Weekend Update: Listener Puzzle and Harry Potter 7

I finished this week’s Listener puzzle, “OZ and WR” by Theod, on Friday evening. There’s a Playfair cipher involved in this one: Four answers must be encrypted before being entered, and you don’t know what the keyword for the cipher is, so you have to crack the cipher by comparing the answers for these four clues with what you can get of their encrypted versions from the crossing letters in the grid.

Until you’ve cracked the cipher, then, these four words must be solved without any help from crossing letters. I left these four to work on later after I’d solved the rest.

It didn’t take me all that long to fill the rest of the grid, but I could only figure out two of the four Playfair entries. I figured that that wasn’t going to be nearly enough information to crack the cipher, and that I’d be stuck until I could solve at least one of the other two. But when I finally took a crack at the cipher with the information I had, I was surprised to find that it was enough to give me what were almost certainly the first, fifth, and sixth letters of the keyword and an additional three-letter sequence that was likely to be somewhere in it. That was plenty, and the keyword and the rest of the puzzle fell quickly after that.
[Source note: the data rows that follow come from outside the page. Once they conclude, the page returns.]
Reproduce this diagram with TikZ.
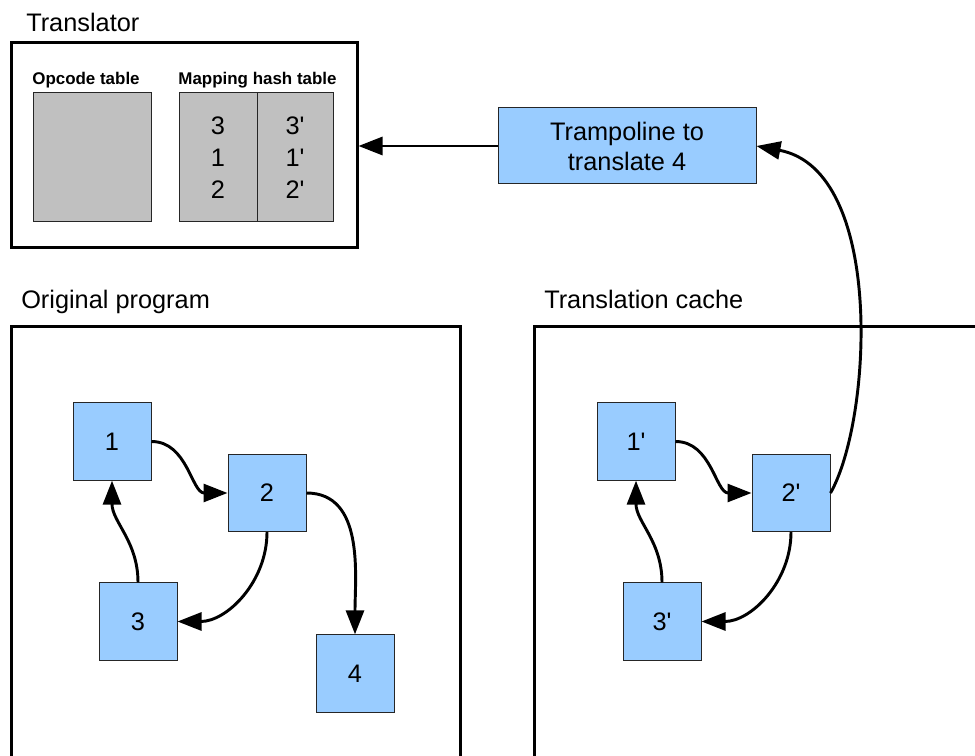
\documentclass[tikz,border=0pt]{standalone}
\usepackage{fontspec}
\setmainfont{Liberation Sans}
\usetikzlibrary{arrows.meta}
\definecolor{nodeblue}{HTML}{99CCFF}
\definecolor{tablegray}{HTML}{C0C0C0}
\newcommand{\pr}{\textquotesingle}
\begin{document}
\begin{tikzpicture}[x=0.75pt,y=-0.75pt,
  bigfont/.style={font=\fontsize{19}{22.5}\selectfont},
  title/.style={bigfont,anchor=base west,inner sep=0pt},
  frame/.style={line width=2.25pt},
  blk/.style={draw=black!85,line width=0.75pt,fill=nodeblue,minimum width=58.5pt,minimum height=58pt,inner sep=0pt,bigfont},
  tbl/.style={draw=black!85,line width=0.75pt,fill=tablegray},
  lbl/.style={font=\fontsize{12.7}{15}\selectfont\bfseries,anchor=base,inner sep=0pt},
  cell/.style={bigfont,align=center,inner sep=0pt},
  conn/.style={line width=2.2pt,-{Triangle[length=18pt,width=13.5pt]}}
]
\useasboundingbox (0,0) rectangle (975,756);
\clip (0,0) rectangle (975,756);

% Translator
\node[title] (ttranslator) at (26,32) {Translator};
\draw[frame] (11,42.5) rectangle (357,247.5);
\coordinate (trR) at (358.5,146);
\node[lbl] (lopcode) at (86,85) {Opcode table};
\node[lbl] (lmap) at (257.5,85) {Mapping hash table};
\draw[tbl] (33,93) rectangle (151,222);
\draw[tbl] (179,93) rectangle (333,222);
\draw[line width=0.75pt,black!85] (257,93) -- (257,222);
\node[cell] (colA) at (218,158) {3\\[1.5pt]1\\[1.5pt]2};
\node[cell] (colB) at (295,158) {3\pr\\[1.5pt]1\pr\\[1.5pt]2\pr};

% Trampoline
\node[draw=black!85,line width=0.75pt,fill=nodeblue,minimum width=193.5pt,minimum height=57pt,
      bigfont,align=center,inner sep=0pt] (tramp) at (627,146) {Trampoline to\\translate 4};
\draw[conn] (tramp.west) -- (trR);

% Original program
\node[title] (torig) at (21,308) {Original program};
\draw[frame] (11,790) -- (11,326.5) -- (460,326.5) -- (460,790);
\node[blk] (n1) at (112,441.5) {1};
\node[blk] (n2) at (267,493) {2};
\node[blk] (n3) at (138,621.5) {3};
\node[blk] (n4) at (355,673.5) {4};
\draw[conn] (n1.east) to[out=0,in=180] (n2.west);
\draw[conn] (n2.east) to[out=0,in=90] (n4.north);
\draw[conn] (n2.south) to[out=-90,in=0] (n3.east);
\draw[conn] (n3.north) to[out=90,in=-90] (n1.south);

% Translation cache
\node[title] (tcache) at (544,308) {Translation cache};
\draw[frame] (534,790) -- (534,326.5) -- (990,326.5);
\node[blk] (t1) at (636,441.5) {1\pr};
\node[blk] (t2) at (791,493) {2\pr};
\node[blk] (t3) at (662,621.5) {3\pr};
\draw[conn] (t1.east) to[out=0,in=180] (t2.west);
\draw[conn] (t2.south) to[out=-90,in=0] (t3.east);
\draw[conn] (t3.north) to[out=90,in=-90] (t1.south);
\draw[conn] (t2.east) .. controls (872,420) and (885,170) .. (tramp.east);
\end{tikzpicture}
\end{document}
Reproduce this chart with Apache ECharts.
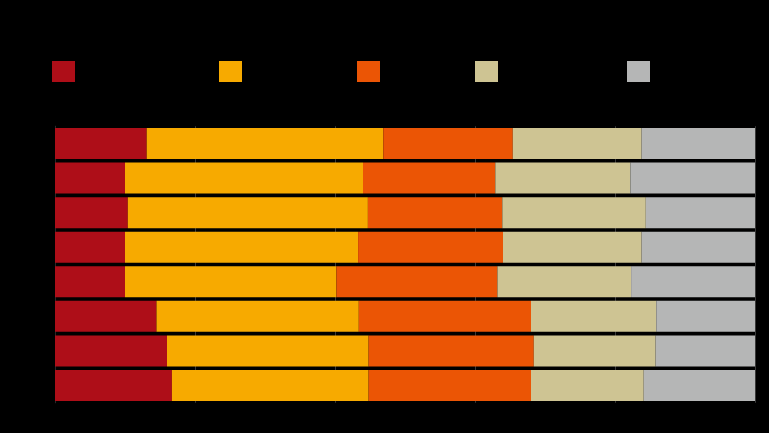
<!DOCTYPE html>
<html>
<head>
<meta charset="utf-8">
<script src="https://cdn.jsdelivr.net/npm/echarts@6/dist/echarts.min.js"></script>
<style>
html,body{margin:0;padding:0;background:#000;}
#chart{width:769px;height:433px;}
</style>
</head>
<body>
<div id="chart"></div>
<script>
const categories = ['Group 1','Group 2','Group 3','Group 4','Group 5','Group 6','Group 7','Group 8'];
const seriesNames = ['Category A','Category B','Category C','Category D','Category E'];
const valuesA = [13.1, 10.0, 10.4, 10.0, 10.0, 14.5, 16.0, 16.7];
const valuesB = [33.8, 34.0, 34.3, 33.3, 30.2, 28.9, 28.8, 28.1];
const valuesC = [18.5, 18.9, 19.2, 20.7, 23.0, 24.6, 23.6, 23.2];
const valuesD = [18.4, 19.3, 20.5, 19.8, 19.1, 17.9, 17.4, 16.1];
const valuesE = [16.2, 17.8, 15.6, 16.2, 17.7, 14.1, 14.2, 15.9];
const colors = ['#AE0E18','#F7AA00','#EB5505','#CEC493','#B5B6B6'];
const xTicks = [0, 20, 40, 60, 80, 100];

const allValues = [valuesA, valuesB, valuesC, valuesD, valuesE];
const legendLefts = [52, 219, 357, 475, 627];

const chart = echarts.init(document.getElementById('chart'), null, {renderer: 'canvas'});
chart.setOption({
  backgroundColor: '#000000',
  animation: false,
  color: colors,
  legend: seriesNames.map((n, i) => ({
    data: [n],
    left: legendLefts[i],
    top: 61,
    padding: 0,
    itemWidth: 23,
    itemHeight: 21,
    itemGap: 10,
    icon: 'rect',
    textStyle: {color: '#000000', fontSize: 13}
  })),
  grid: {left: 55, right: 14, top: 126.2, bottom: 30.2, containLabel: false, outerBoundsMode: 'none'},
  xAxis: {
    type: 'value',
    min: xTicks[0],
    max: xTicks[xTicks.length - 1],
    interval: 20,
    axisLabel: {color: '#000000', formatter: '{value}%'},
    axisLine: {show: false},
    axisTick: {show: false},
    splitLine: {show: true, lineStyle: {color: '#3a3a3a', width: 1}}
  },
  yAxis: {
    type: 'category',
    data: categories,
    inverse: true,
    axisLabel: {color: '#000000'},
    axisLine: {show: true, lineStyle: {color: '#2a2a2a'}},
    axisTick: {show: false}
  },
  series: allValues.map((vals, i) => ({
    name: seriesNames[i],
    type: 'bar',
    stack: 'total',
    barCategoryGap: '10.3%',
    data: vals,
    itemStyle: {color: colors[i]}
  }))
});
</script>
</body>
</html>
Dave and I watched Harry Potter and the Deathly Hallows, Part 1 at home Saturday night and then saw Part 2 in a theater Sunday night. It’s a beautiful pair of movies — one gorgeously shot scene after another, terrific acting all around — but as with all the other movies in the series, I was rarely swept up in it. The story is full of exciting sequences, but it also rambles a lot and contains a lot of derivative and predictable elements. I especially kept being reminded of this or that plot element or scene from The Lord of the Rings, both the book and the movie. Characters are thin and mostly defined by their quirks — one apiece for the minor characters, two or three for the major ones — and though many of these quirks are surprising and whimsical, once you know what they are, there’s no more surprise left and you can see well in advance how they will respond to each new situation that arises.

I’m sure the series is magical if you come to it at the right age and without having read or seen a lot of similar stories already, but I am so not in that group.